Wednesday, March 3, 2010

By the Sea

Issues. Or in the case of most of my characters, whole subscriptions full of multi-issue volumes bound in lovely Corinthian leather as a bonus gift for being born in my brain. The thing about my characters' issues is that unlike a magazine subscription unable to follow a simple change of address form, they follow you everywhere.

In No Souvenirs, which comes out this Tuesday March 9, Dr. Jae Sun Kim is trying to his first ever vacation as a way of burying some of those lovely issues at the bottom of the sea. I love the water, oceans and lakes—and in a pinch—pools. I don't suppose it's a surprise to anyone who's read the other two books that take place in north Florida. Cameron and Noah from Diving In Deep both make their living from pool safety, and Joey from Collision Course, despite his klutziness, is a surfer boy, through and through. But in No Souvenirs, I took my characters underwater, to the place where gravity's rules are waived, where you carry your portable zoo cage of tank, mask, regulator and vest as you travel to an alien landscape to interact with creatures more diverse, and more lethal than those that are commonplace on land.

Even a cynical curmudgeon like Kim is overwhelmed by that shift in worlds and has to trust in the reliability of his gear--and that the hot dive master has substantial experience in something other than cocksucking, which Kim would admit, the divemaster has by the oceanful. In order to allow Kim the opportunity to meet someone, I had to shift him some place where he was not all-skilled and all-knowing, to an environment where despite his issues, a sea-change was possible.

Shane, the aforementioned divemaster with gifts in the oral arena, has been doing his best to slither away from his own issues, burying not his troubles, but himself at the bottom of the sea. As familiar as he finds the environment, in Kim he finds someone as unpredictable and inexplicable as his favorite place to be.

There's no ignoring the sea. If you look at any structure built near it, you know that it's impossible not to be changed by its power, and if there is any underlying fault, the sea will expose it. It's impossible to go into that world and not come away with some kind of souvenir, whether a scar from a fire coral burn (I was pushed) or the vivid tactile memory of what it's like to pet a ray. And given that my characters are always given a bit of a shaky start in the issues department, those souvenirs can be life-altering.

I've always been drawn to stories about the sea, to the way other writers have used it. While I was writing this, I kept stumbling over phrases they've left behind in my head.

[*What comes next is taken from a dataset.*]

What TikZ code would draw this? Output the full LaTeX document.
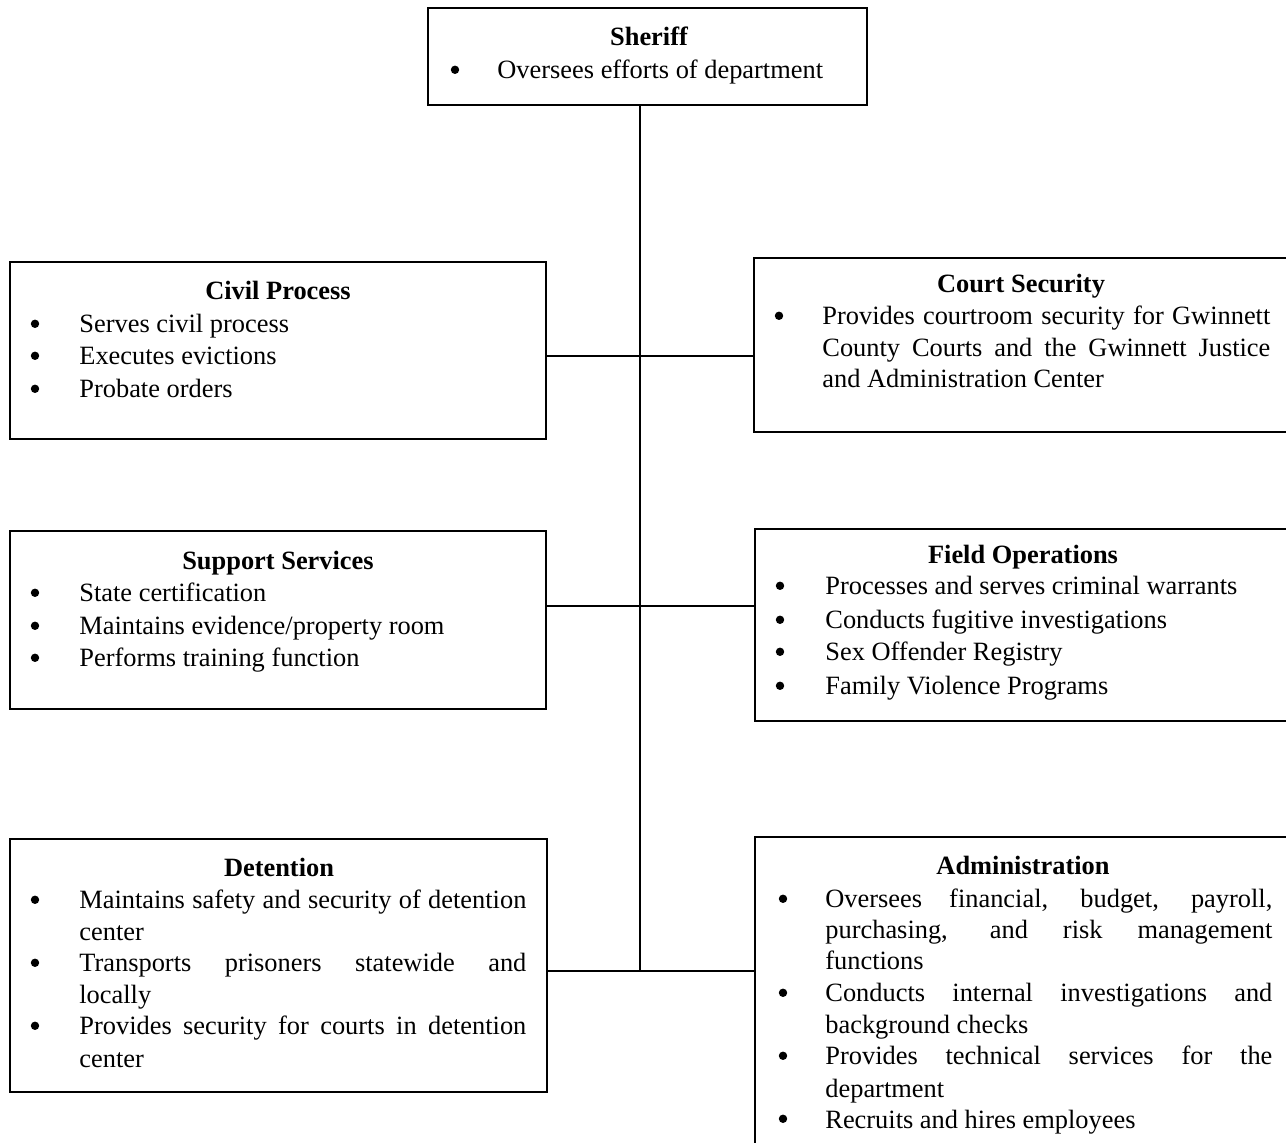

"But doth suffer a sea-change into something rich and strange" William Shakespeare

"For whatever we lose like a you or a me, it's always ourselves we find in the sea." e. e. cummings

"And her voice is a string of colored beads or steps leading into the sea." Edna St. Vincent Millay

Share your favorite sea-inspired words with me.

5 comments:

M Jules Aedin said...

One of those lines I always hear in my head with no provocation:

"She brings me white gold and pearls stolen from the sea - she is raging, she is raging, and a storm blows up in her eyes."

And John Masefield's Sea Fever - "For the call of the running tide is a wild call and a clear call that may not be denied; and all I ask is a windy day with the white clouds flying, and the flung spray and the blown spume, and the sea-gulls crying."

Great, thanks, now I miss the beach. *laugh* I grew up on the Gulf of Mexico and now I'm land-locked...

K.A. Mitchell said...

I like those. I love "Sea Fever" but none of if popped into my head. I'm far enough away that it's a drive to the beach, but lakes are close. What kills me is that unless I want to risk a permanent disability, I can't ever dive again. I miss it. It's amazing.

I hope I did the gulf justice in Diving In Deep.

Amanda Young said...

Yay! For some reason, I was thinking your next book didn't come out until the 16th. I'm glad I was wrong. Now I have something to look forward to next week. :D

M Jules Aedin said...

Heh, I love those books for the setting. I went to Tallahassee Community College for a while, and one of my very best friends lives in Jacksonville. So I'm always a little squee-y at the location details.

K.A. Mitchell said...

Amanda: Awww, thanks.

M Jules: I'm glad I got it's squeeful and not laughable. I'm using a very familiar setting for the WIP and it's weird. I feel much more constrained. "There's no parking there," I say to myself.